Однажды в Вологде обсуждался Генеральный план застройки города, разработанный институтом «Ленгипрогор». Обсуждался на выездном заседании Комитета по делам строительства. К сожалению, говорили, в основном, авторы проекта и представители Комитета, далеко не всем представителям общественности удалось высказаться. Формально все выступавшие признавали необходимость бережного отношения к сложившейся и имеющей громадное значение архитектуре города. Но практически одобренный на заседании генплан во многом игнорировал постановление Совета Министров РСФСР об особенно ценных в историко-архитектурном смысле городах. Он, то есть генплан, предлагал узаконить снос целых кварталов Вологды, а также строительство многоэтажных зданий, что неминуемо приводит к архитектурной диспропорции. В целях экономии городской площади, насыщенной инженерными сетями, планировщики и строители, конечно, не замедлили снести имеющие архитектурную ценность кварталы и построить многоэтажные здания рядом с двухэтажными, игнорируя элементарные художественные и эстетические требования.
Кроме того, генплан предусматривал в будущем конкурс на так называемую застройку центра. Но что значит эта застройка? Застраивать можно пустыри и отведенные для микрорайонов участки. Термин же «застройка центра» как бы заранее подразумевает то, что центр этот в теперешнем виде никуда не годится, и его нужно застроить заново. И если допустить правомерность «застройки центра», то какой же смысл и в термине «Охранная зона» центра?
Проектировщики «Ленгипрогора», а также авторы памятника, воздвигнутого на площади Возрождения, словно бы задались целью начисто перестроить наш город…
Вологда, как и другие старые русские города, конечно же будет строиться, расти вширь и дополняться новыми микрорайонами и поселками. Этот процесс необходим и естествен. Но одновременно мы должны сохранить для потомков и те бесценные достижения в деревянном и каменном зодчестве, которые оставлены нашими пращурами. Оставлены на нашу совесть и сердечное бережение.
1975
ВСПОМНИМ ДЕТСТВО
Учителю не так просто быть понятным и близким. Иные так и доживают до пенсии, не познав величайшей радости педагога: быть понятным и близким. Частенько это происходит из-за профессионального и возрастного снобизма. Учитель побаивается спуститься к детям с высоты своего учительского авторитета. И тогда холодная отчужденность становится для него элементом методики. Другие — наоборот — из боязни выглядеть отсталыми и ретроградами впадают в излишний демократизм. А это влечет за собой еще большую опасность — фамильярность. Отсюда — два, совсем разных стиля. Но стилизация в педагогике, как и в литературе, ни к чему хорошему не приводит… Подлинный педагог не бросается ни в ту, ни в иную крайность, он владеет как бы и тем и этим.

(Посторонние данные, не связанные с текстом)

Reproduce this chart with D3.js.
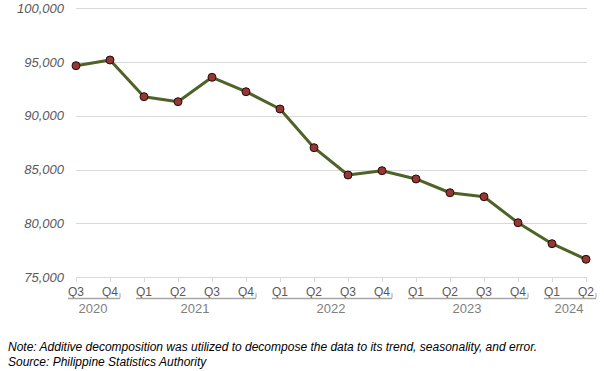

В обучении нынешней молодежи меня больше всего настораживают некие «ножницы», явный разрыв между духовно-нравственным и информационно-познавательным. Критерий образованности мы занизили до опасного предела, игнорируя именно нравственное начало.
Парадоксов в народном образовании не меньше, чем в экономике или в социологии. (В разговор о парадоксальности так и просятся такие темы, как тема «продленки», школ-интернатов, тема так называемого всеобуча и т. д.) Казалось, что с введением уроков труда, с политехнизацией школы отношение выпускников к физическому труду постепенно изменится к лучшему. Однако же большинство десятиклассников по-прежнему не очень-то стремятся в доярки и слесаря. В чем дело? А дело в том, что отношение к труду зависит не столько от раннего умения владеть трактором или доильным аппаратом, сколько от духовного уровня школьника. Уровень этот легче достигнуть с помощью Льва Толстого и Пушкина, чем с помощью других каких-либо способов. Воспитанный нравственно человек уже не будет чураться никакого труда, в том числе и грязного, и физически тяжелого — таково уж свойство высокой нравственности! (Конечно же, оно отнюдь не единственное.)
Правда, из любви к художественной литературе мы склонны преувеличивать то место, которое она фактически, а не теоретически занимает в жизни. (Мы — это писатели, журналисты, библиотекари, книголюбы. И, разумеется, учителя-словесники.) Давайте переберем в уме всех своих знакомых. Так ли уж каждый из нас любит и понимает литературу? Я, например, знаю очень многих инженеров и административных работников с высшим образованием, которые совершенно не интересуются художественной литературой. Они ничего, кроме газет, не читают, а если и читают, то только в дороге, чтобы убить время. Для убийства же своего времени, согласитесь, вовсе не обязательно читать романы Фолкнера. Так что если художественная литература — это проявление жизни, жизни по преимуществу духовной, то само по себе умение читать еще не признак высокой грамотности и духовной культуры.